Tuesday, February 28, 2012

Another Ukrainian Opposition Leader Jailed on Trumped Up Charges

By Taras Kuzio

Yuriy Lutsenko, former Interior Minister in two governments led by Yulia Tymoshenko in 2005 and 2007-2010, was sentenced on February 27 to four years imprisonment and a three year ban from public office (http://www.kyivpost.com/news/politics/detail/123206/). The EU, European governments, US, Canada and the Parliamentary Assembly of the Council of Europe (PACE) immediately condemned the sentence. In Washington, State Department spokeswoman Victoria Nuland said the Lutsenko and Tymoshenko cases raise, “serious concerns about the government of Ukraine’s commitment to democracy and the rule of law” (http://www.kyivpost.com/news/politics/detail/123246/).

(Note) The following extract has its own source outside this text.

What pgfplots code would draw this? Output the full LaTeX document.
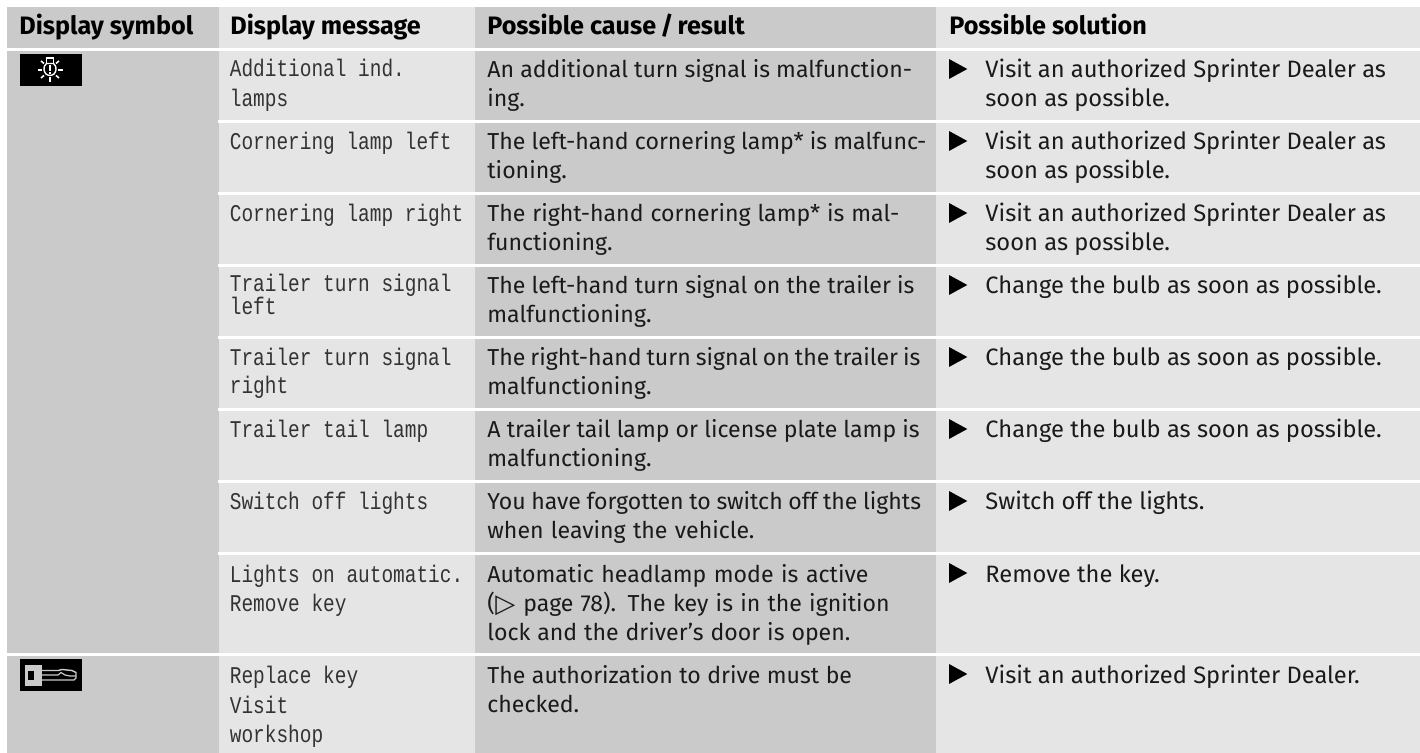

The sentence prevents Lutsenko from participating in the 2015 presidential elections where President Viktor Yanukovych will seek a second term. In October 2011, Yulia Tymoshenko received a seven year sentence and a three year ban from public office that removed her from the next two presidential and three parliamentary elections. Thus, with these two imprisonments the Ukrainian authorities have removed two of the main opposition threats to Yanukovych in the 2015 elections.

Lutsenko, the scourge of the nexus of Yanukovych, the Party of Regions and organised crime, was jailed by what Luke Harding, former Guardian correspondent in Moscow, describes as the Mafia State (London: Guardian books, 2011), which Lutsenko sought to dismantle as Interior Minister. Eurasia Daily Monitor (February 17) has written and US diplomatic cables have reported on the Mafia State (http://www.jamestown.org/single/?no_cache=1&tx_ttnews[tt_news]=39024).

Marieluise Beck of Germany, a rapporteur of the Parliamentary Assembly of the Council of Europe (PACE), said, “As a reformist interior minister who – among other things – dismantled the criminal hit squad within the ministry responsible for such high-profile crimes as the murder of journalist Georgiy Gongadze, he angered some persons who are now back in power” (http://www.kyivpost.com/news/politics/detail/123221/).

Beck pointed out that, “The trial against him was unfair, as shown in detail by the observers of the Danish Helsinki Committee. Furthermore, the ‘crimes’ for which he was convicted could not possibly justify a term of imprisonment even if the prosecution had been able to prove all the allegations against him” (see
Mikael Lyngbo, Legal Monitoring in Ukraine I. Preliminary Report on the trials against former Minister of Interior Yurij Lutsenko and former First Minister of Justice Yevhen Korniychuk [Copenhagen: The Danish Helsinki Committee for Human Rights, 2011] http://helsinki-komiteen.dk/Helsinki-gammel/downloads/LM-Ukraine.pdf).

Lutsenko was charged with illegally granting an apartment to his lawyer, increasing the pension of his driver and financial irregularities relating to celebrations marking National Police Day. The amount paid for the celebrations ($35,000) was miniscule compared to the size of corruption in Ukraine and did not go into Lutsenko’s pocket but to the state-owned Palac Ukrayiny where the National Police Day held its celebration.

In comparison, on the same day as the sentencing of Lutsenko, Ukrayinska Pravda reported that table lamps in Yanukovych’s new office in his palatial Mezhyhirya are handmade and each cost $10,000 (http://www.pravda.com.ua/articles/2012/02/27/6959508/). Last year, news reports revealed that fittings for a bathroom in the Mezhyhirya palace cost 300,000 Euros and a chandelier was purchased for $45,000. In 2010, two companies working on the estate imported luxury goods worth $20 million (http://www.kyivpost.com/news/nation/detail/99514/).

Obviously, these figures are far larger than the official salary of the President, who has been a state employee since 1997.

The Lutsenko, and earlier Tymoshenko case, are blatant cases of selective application of justice by the Yanukovych administration. Lutsenko’s sentence shows he has totally ignored Western criticism of the Tymoshenko trial and that his administration does not listen to the West. Incredibly, many Western policymakers and seasoned ex-Ambassadors believed otherwise until last summer.

It is time to acknowledge that it is impossible to reset relations with politicians such as Yanukovych who speak a different language, are a product of a completely alien political culture to European and American values, and who never fulfill promises made to European and American leaders.